II. TIRANT LES LEÇONS DES EXPÉRIENCES PASSÉES, LA PROPOSITION DE LOI CONSTITUTIONNELLE VISE À FACILITER LE RECOURS AU RÉFÉRENDUM D'INITIATIVE PARTAGÉE

Afin de faciliter le recours à des dispositions constitutionnelles qui n'ont pas encore connu d'application concrète depuis leur entrée en vigueur il y a huit ans, la proposition de loi constitutionnelle déposée par Yan Chantrel tend à apporter cinq modifications à l'article 11 de la Constitution.

A. ÉLARGIR LE CHAMP DU RÉFÉRENDUM RELATIF AUX PROJETS DE LOI COMME AUX PROPOSITIONS DE LOI

La proposition de loi constitutionnelle vise à élargir le champ du référendum de l'article 11 à deux égards.

1. L'intégration de la politique fiscale

Pour les auteurs de la proposition de loi constitutionnelle, non seulement « le champ d'application du référendum [est] trop restreint », mais aussi, « il fait l'objet d'une appréciation particulièrement stricte de la part du juge constitutionnel »10(*).

Sans avoir exclu qu'une proposition de loi ayant un objet uniquement fiscal puisse constituer une réforme relative à la politique économique, le Conseil constitutionnel a ainsi considéré que la proposition de loi portant création d'une contribution additionnelle sur les bénéfices exceptionnels des grandes entreprises ne portait pas sur une réforme relative à la politique économique de la nation11(*).

2. La suppression du terme de « réforme »

Récemment, le non-respect du critère de la « réforme » a conduit le Conseil constitutionnel à déclarer non conformes à la Constitution deux propositions de loi référendaires. Il a rappelé à ces occasions que :

- la notion de réforme a été conçue comme « renvoyant à des projets législatifs d'une certaine ampleur, porteurs de changements importants pour les citoyens appelés à participer à la consultation référendaire »12(*) ;

- le caractère de réforme de la proposition de loi référendaire s'apprécie « par rapport au droit existant, et non à un état futur de ce droit, alors même qu'il serait en voie de concrétisation »13(*).

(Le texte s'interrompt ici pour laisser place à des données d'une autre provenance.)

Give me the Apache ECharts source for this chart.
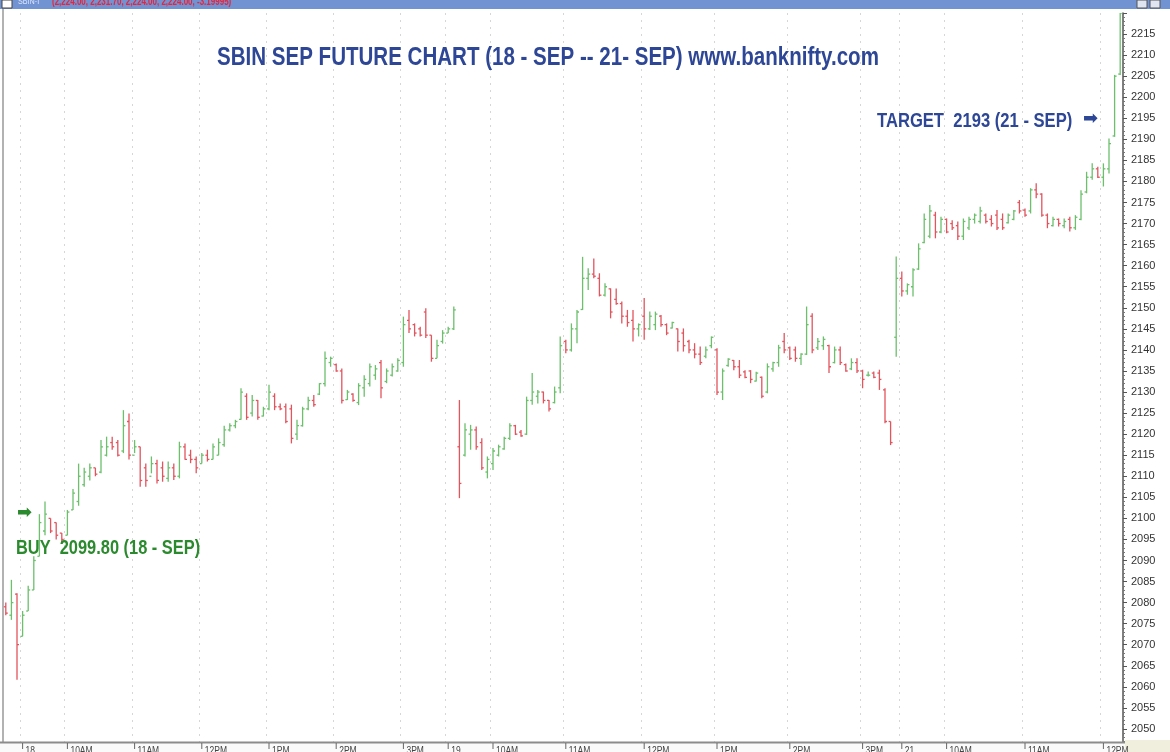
<!DOCTYPE html>
<html>
<head>
<meta charset="utf-8">
<script src="https://cdn.jsdelivr.net/npm/echarts@6/dist/echarts.min.js"></script>
<style>
  html, body { margin: 0; padding: 0; background: #fff; }
  #chart { width: 1170px; height: 752px; }
</style>
</head>
<body>
<div id="chart"></div>
<script>
// bars as [open, high, low, close]
const day1Bars = [
  [2079,2080,2077,2077.5],[2077,2085.4,2075.9,2080],[2082,2082.2,2061.7,2070],[2072,2078,2072,2077],
  [2078,2084,2078,2083],[2083,2091,2083,2090],[2091,2101,2091,2099],[2097,2104,2096,2101],
  [2100,2100,2096.5,2097],[2099,2099,2095,2096],[2096.5,2096.5,2094,2095],[2096,2102,2096,2101.5],
  [2102,2107,2102,2106],[2104,2113,2103,2110],[2108,2112,2107.5,2111],[2110,2113,2109,2112],
  [2112,2112,2110,2110.5],[2111,2118.6,2110.7,2117],[2115,2119.4,2114.7,2117],[2118,2119.4,2116.3,2117],
  [2118,2118.6,2114.7,2115],[2116,2125.7,2115.5,2122],[2123,2124.9,2114,2115],[2115,2118.6,2115.5,2117],
  [2117,2117,2107.5,2109],[2112,2113,2107.5,2109],[2110,2114.7,2110.7,2113],[2113,2113.9,2108.3,2109],
  [2112,2113.5,2108.7,2110],[2109.5,2113.5,2108.7,2112],[2112,2113,2109.1,2110],[2110,2118.2,2109.5,2117],
  [2117,2117.8,2113.9,2114],[2115,2116.3,2113.1,2114],[2114,2114.7,2110.7,2112],[2113,2115.5,2113,2115],
  [2115,2116.3,2113.5,2114],[2114,2117.8,2114,2117],[2115,2119,2115,2118],[2117.5,2122,2117,2121],
  [2121,2122.6,2120.6,2122],[2122,2123.4,2121.4,2123],[2123.5,2130.9,2123.4,2130],[2129,2129.7,2123.4,2124],
  [2125,2129.3,2124.2,2128],[2128,2128.1,2123.4,2124],[2124.3,2126.5,2124.2,2126],[2126,2131.7,2125.7,2130],
  [2129,2129.7,2125.7,2126.5],[2126.5,2127.3,2125.7,2126],[2126.5,2127.3,2122.6,2123],[2126,2127,2117.8,2119],
  [2120,2123.4,2118.6,2122],[2122,2126.5,2121.8,2126],[2126,2128.9,2125.7,2128],[2128,2129.3,2126.5,2127],
  [2129.5,2132.1,2129.3,2132],[2132,2139.6,2131.3,2138],[2137,2138.4,2136,2138],[2136.5,2136.8,2134.8,2135],
  [2135,2135.6,2127.3,2128],[2128.2,2130.5,2128.1,2130],[2129.5,2129.7,2127.7,2128],[2127.5,2132.1,2126.9,2131.5],
  [2131,2134,2128.9,2133],[2132,2136.8,2131.3,2136],[2134,2136.4,2132.9,2135.5],[2137,2137.6,2128.5,2131],
  [2132.5,2135.6,2132.1,2135],[2134,2136.8,2133.7,2136],[2135,2138,2134.8,2137.5],[2137,2147.9,2136,2146],
  [2147,2149.5,2144,2145],[2146,2146.3,2143.2,2144],[2145,2145.5,2143.2,2143.5],[2149,2149.9,2142.8,2143.5],
  [2143.5,2143.5,2137.2,2138],[2138,2142.4,2138,2141],[2142,2144.7,2141.5,2144],[2144,2145.5,2144,2145],
  [2145,2150.3,2144.7,2149.5]
];
const day2Bars = [
  [2117,2128.1,2104.8,2108.3],[2115,2122.6,2114.7,2121],[2120,2122.2,2116.3,2121],[2121,2121.8,2116.3,2117],
  [2118,2119,2111.5,2112],[2111,2114.7,2109.5,2114],[2113,2116.7,2111.5,2116],[2115,2117.5,2114.7,2117],
  [2116.5,2119.4,2116.3,2119],[2119,2122.6,2118.6,2122],[2122,2122.2,2119.8,2120],[2120.5,2121,2119.4,2119.6],
  [2120,2128.9,2119.8,2128],[2128,2134.5,2127,2130],[2129,2130.5,2127.3,2130],[2130,2130.1,2127.3,2128],
  [2128,2128.1,2125.4,2126],[2127.5,2131.3,2127.3,2130],[2131,2143.2,2129.7,2141],[2142,2142.4,2139.2,2140],
  [2140,2146.3,2139.6,2145],[2145,2149.5,2141.6,2149],[2149.6,2162.1,2149.5,2157],[2157,2159.4,2154.2,2158],
  [2158,2161.7,2157,2157.5],[2157,2158.2,2152.7,2153],[2153,2155.8,2152.7,2155],[2154.5,2154.6,2147.5,2149],
  [2152,2154.6,2150.7,2151],[2151,2151.5,2146.3,2148],[2148,2149.5,2145.5,2146.5],[2147,2149.5,2142,2145],
  [2145,2146.3,2143.2,2146],[2148,2152.3,2142.4,2145],[2145,2149.1,2144.7,2148],[2146,2149.1,2144.7,2148.5],
  [2148,2148.3,2145.5,2146],[2146,2146.3,2143.5,2144],[2145.2,2146.7,2145.1,2146.5],[2145,2145.1,2139.6,2142],
  [2144,2145.1,2139.6,2141],[2142,2142.4,2139.2,2140],[2140,2141.6,2138,2139],[2139,2140.8,2136.4,2137],
  [2138.5,2140.8,2138,2140],[2141,2143.2,2140.4,2143],[2140,2140.4,2129.3,2130],[2130,2135.6,2128.1,2135],
  [2136.3,2138,2136,2137.8],[2137.5,2137.6,2135.2,2136],[2136,2137.6,2133.3,2134],[2134.8,2135.2,2133.3,2133.5],
  [2135,2135.2,2132.1,2133],[2132.6,2134.8,2132.5,2134.5],[2133.5,2133.7,2128.5,2129],[2130,2136.8,2129.7,2136],
  [2135.5,2137.2,2134.8,2137],[2137,2141.2,2136,2140.5],[2142,2144,2139.2,2140],[2140.5,2140.8,2137.6,2138],
  [2140,2140.8,2137.2,2138],[2138,2139.2,2136.4,2139],[2139,2150.3,2138.8,2146],[2148,2148.7,2139.2,2140],
  [2140.5,2142.8,2140,2142],[2141,2143.2,2140,2142.5],[2141,2141.2,2134.5,2136],[2137,2140.8,2136.8,2140],
  [2140,2140.8,2136.4,2137],[2136.5,2136.8,2134.8,2135],[2135.5,2138,2135.2,2137],[2137,2138,2134.5,2135],
  [2135,2135.3,2130.9,2133],[2134,2134.9,2133.7,2134],[2134.5,2134.9,2133.3,2133.5],[2134.5,2135.3,2130.5,2133],
  [2130.5,2130.9,2122.6,2123],[2123,2123,2117.4,2118]
];
const day3Bars = [
  [2143,2162.2,2138.4,2157],[2157,2158.6,2152.7,2154],[2154,2155.8,2153.1,2155.5],[2155,2159.4,2152.7,2159],
  [2159.2,2165.3,2159,2164],[2165.5,2172.4,2165.3,2171],[2167,2174.4,2166.5,2173],[2172,2172.8,2166.5,2168],
  [2168,2171.6,2167.7,2171],[2171,2171.2,2167.7,2168],[2170,2170.8,2168.5,2169],[2169.5,2170.5,2166.1,2167],
  [2167,2171.2,2166.1,2170.5],[2169,2171.6,2168.5,2171],[2171,2172.4,2170,2172],[2170.5,2174,2170,2173],
  [2172,2172.4,2170,2170.5],[2171,2172,2169.3,2170],[2172,2173.2,2168.5,2169],[2171,2172.4,2168.5,2169],
  [2170.2,2172.4,2170,2172],[2171,2173.2,2170.8,2173],[2175,2175.6,2172.4,2173],[2173.2,2173.6,2171.6,2172],
  [2173,2178.4,2172.4,2178],[2178,2179.6,2176,2177],[2177,2177.2,2171.6,2172],[2172,2172.4,2168.9,2170],
  [2169.5,2171.6,2169.3,2171],[2171,2171.2,2169.3,2170],[2169.5,2171.2,2168.9,2170.5],[2171,2171.6,2168.1,2169],
  [2169,2172,2168.5,2171.5],[2171,2177.9,2170.8,2177],[2177.5,2182.3,2177.2,2181],[2181,2184.3,2180.4,2183],
  [2183,2183.5,2180.8,2181],[2181,2184.3,2178.8,2183],[2183,2190.2,2181.9,2189],[2190.8,2205.3,2190.6,2205],
  [2205.5,2222,2205.3,2220]
];
const bars = day1Bars.concat(day2Bars, day3Bars);
const categories = bars.map((b, i) => i);

// hour ticks (bar index) and their labels
const tickIdx = [3, 11, 23, 35, 47, 59, 71, 79, 87, 100, 114, 127, 140, 153, 160, 168, 182, 196];
const tickLabels = ['18', '10AM', '11AM', '12PM', '1PM', '2PM', '3PM', '19', '10AM', '11AM', '12PM', '1PM', '2PM', '3PM', '21', '10AM', '11AM', '12PM'];

const titleText = 'SBIN SEP FUTURE CHART (18 - SEP -- 21- SEP) www.banknifty.com';
const buyText = 'BUY  2099.80 (18 - SEP)';
const targetText = 'TARGET  2193 (21 - SEP)';

const UP = '#6cbf6c', DOWN = '#e2545e';
const FONT = '"Liberation Sans", Arial, sans-serif';

const chart = echarts.init(document.getElementById('chart'));

function renderOhlc(params, api) {
  const x = api.value(0);
  const o = api.value(1), h = api.value(2), l = api.value(3), c = api.value(4);
  const pH = api.coord([x, h]), pL = api.coord([x, l]);
  const pO = api.coord([x, o]), pC = api.coord([x, c]);
  const color = c >= o ? UP : DOWN;
  const t = 2;
  return {
    type: 'group',
    children: [
      { type: 'line', shape: { x1: pH[0], y1: pH[1], x2: pL[0], y2: pL[1] }, style: { stroke: color, lineWidth: 1.3 } },
      { type: 'line', shape: { x1: pO[0] - t, y1: pO[1], x2: pO[0], y2: pO[1] }, style: { stroke: color, lineWidth: 1.3 } },
      { type: 'line', shape: { x1: pC[0], y1: pC[1], x2: pC[0] + t, y2: pC[1] }, style: { stroke: color, lineWidth: 1.3 } }
    ]
  };
}

chart.setOption({
  animation: false,
  grid: { left: 3, right: 47, top: 13, bottom: 2 },
  xAxis: {
    type: 'category',
    data: categories,
    axisLine: { show: false },
    axisTick: { show: false },
    axisLabel: { show: false },
    splitLine: {
      show: true,
      interval: (idx) => tickIdx.indexOf(idx) >= 0,
      lineStyle: { color: '#d6d6d6', type: [2, 5] }
    }
  },
  yAxis: {
    type: 'value',
    position: 'right',
    min: 2045,
    max: 2220,
    interval: 5,
    axisLine: { show: true, lineStyle: { color: '#555', width: 1.5 } },
    axisTick: { show: true, length: 4, lineStyle: { color: '#555' } },
    minorTick: { show: true, splitNumber: 5, length: 2, lineStyle: { color: '#777' } },
    axisLabel: {
      color: '#333', fontSize: 11, fontFamily: FONT, margin: 8,
      formatter: (v) => (v >= 2050 && v <= 2215 ? String(v) : '')
    },
    splitLine: { show: false }
  },
  series: [{
    type: 'custom',
    renderItem: renderOhlc,
    encode: { x: 0, y: [1, 2, 3, 4] },
    data: bars.map((b, i) => [i, b[0], b[1], b[2], b[3]]),
    clip: true
  }]
});

// bottom strip with time labels, placed through the category scale
const stripItems = [
  { type: 'rect', z: 100, shape: { x: 0, y: 742, width: 1170, height: 10 }, style: { fill: '#fafafa' } },
  { type: 'line', z: 101, shape: { x1: 0, y1: 742.5, x2: 1125, y2: 742.5 }, style: { stroke: '#8c8c8c', lineWidth: 2 } },
  { type: 'rect', z: 101, shape: { x: 1125, y: 740, width: 45, height: 12 }, style: { fill: '#f0eedc' } }
];
tickIdx.forEach((idx, k) => {
  const px = chart.convertToPixel({ xAxisIndex: 0 }, idx);
  stripItems.push({ type: 'line', z: 101, shape: { x1: px, y1: 743, x2: px, y2: 749 }, style: { stroke: '#666', lineWidth: 1 } });
  stripItems.push({ type: 'text', z: 101, x: px + 3, y: 746, scaleX: 0.85, style: { text: tickLabels[k], fill: '#444', font: '10px ' + FONT } });
});

chart.setOption({
  graphic: [
    // window strip at the top
    { type: 'rect', z: 100, shape: { x: 0, y: 0, width: 1170, height: 9 }, style: { fill: '#7193d2' } },
    { type: 'rect', z: 101, shape: { x: 2, y: 0, width: 10, height: 8 }, style: { fill: '#fff', stroke: '#444' } },
    { type: 'text', z: 101, x: 18, y: -3, scaleX: 0.8, style: { text: 'SBIN-I', fill: '#dce6ff', font: '9px ' + FONT } },
    { type: 'text', z: 101, x: 52, y: -3, scaleX: 0.8, style: { text: '(2,224.00, 2,231.70, 2,224.00, 2,224.00, -3.19995)', fill: '#e8233a', font: 'bold 10px ' + FONT } },
    { type: 'rect', z: 101, shape: { x: 1137, y: 0, width: 10, height: 8 }, style: { fill: '#dfe6f2', stroke: '#555' } },
    { type: 'rect', z: 101, shape: { x: 1150, y: 0, width: 10, height: 8 }, style: { fill: '#dfe6f2', stroke: '#555' } },
    { type: 'line', z: 100, shape: { x1: 3, y1: 9, x2: 3, y2: 742 }, style: { stroke: '#999', lineWidth: 1.5 } },
    // annotations (condensed look via horizontal scaling)
    { type: 'text', z: 50, x: 217, y: 45, scaleX: 0.79, style: { text: titleText, fill: '#2d4796', font: 'bold 26px ' + FONT } },
    { type: 'text', z: 50, x: 877, y: 111, scaleX: 0.83, style: { text: targetText, fill: '#2d4796', font: 'bold 20px ' + FONT } },
    { type: 'text', z: 50, x: 1083, y: 110, style: { text: '➡', fill: '#2d4796', font: 'bold 18px "DejaVu Sans"' } },
    { type: 'text', z: 50, x: 16, y: 538, scaleX: 0.82, style: { text: buyText, fill: '#2b8a2e', font: 'bold 20px ' + FONT } },
    { type: 'text', z: 50, x: 17, y: 504, style: { text: '➡', fill: '#2b8a2e', font: 'bold 18px "DejaVu Sans"' } }
  ].concat(stripItems)
});
</script>
</body>
</html>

B. ABAISSER LES SEUILS DE SIGNATURES DE PARLEMENTAIRES ET DE SOUTIENS D'ÉLECTEURS REQUIS

Estimant que le seuil d'un dixième du corps électoral prévu aujourd'hui par le troisième alinéa de l'article 11 « paraît inaccessible »14(*), et regrettant le non-aboutissement de la procédure pour la proposition de loi référendaire relative à Aéroports de Paris en dépit même de la mobilisation de plus d'un million de citoyens, les auteurs de la proposition de loi constitutionnelle souhaitent abaisser ce seuil à un million d'électeurs, soit 2 % du corps électoral.

Est également proposé l'abaissement de moitié du nombre de signatures de parlementaires requis : seules 93 signatures, contre 185 aujourd'hui, suffiraient ainsi à déclencher la première étape de la procédure dite du référendum d'initiative partagée.


* 10 Exposé des motifs de la proposition de loi constitutionnelle, p. 4.

* 11 Dans sa décision n° 2022-3 RIP du 25 octobre 2022, le Conseil constitutionnel a considéré que la proposition de loi avait « pour seul effet d'abonder le budget de l'État par l'instauration jusqu'au 31 décembre 2025 d'une mesure qui se borne à augmenter le niveau de l'imposition existante des bénéfices de certaines sociétés ».

* 12 Commentaire de la décision n° 2022-3 RIP du 25 octobre 2022.

* 13 Commentaire de la décision n° 2023-4 RIP du 14 avril 2023.

* 14 Exposé des motifs de la proposition de loi constitutionnelle, p. 4.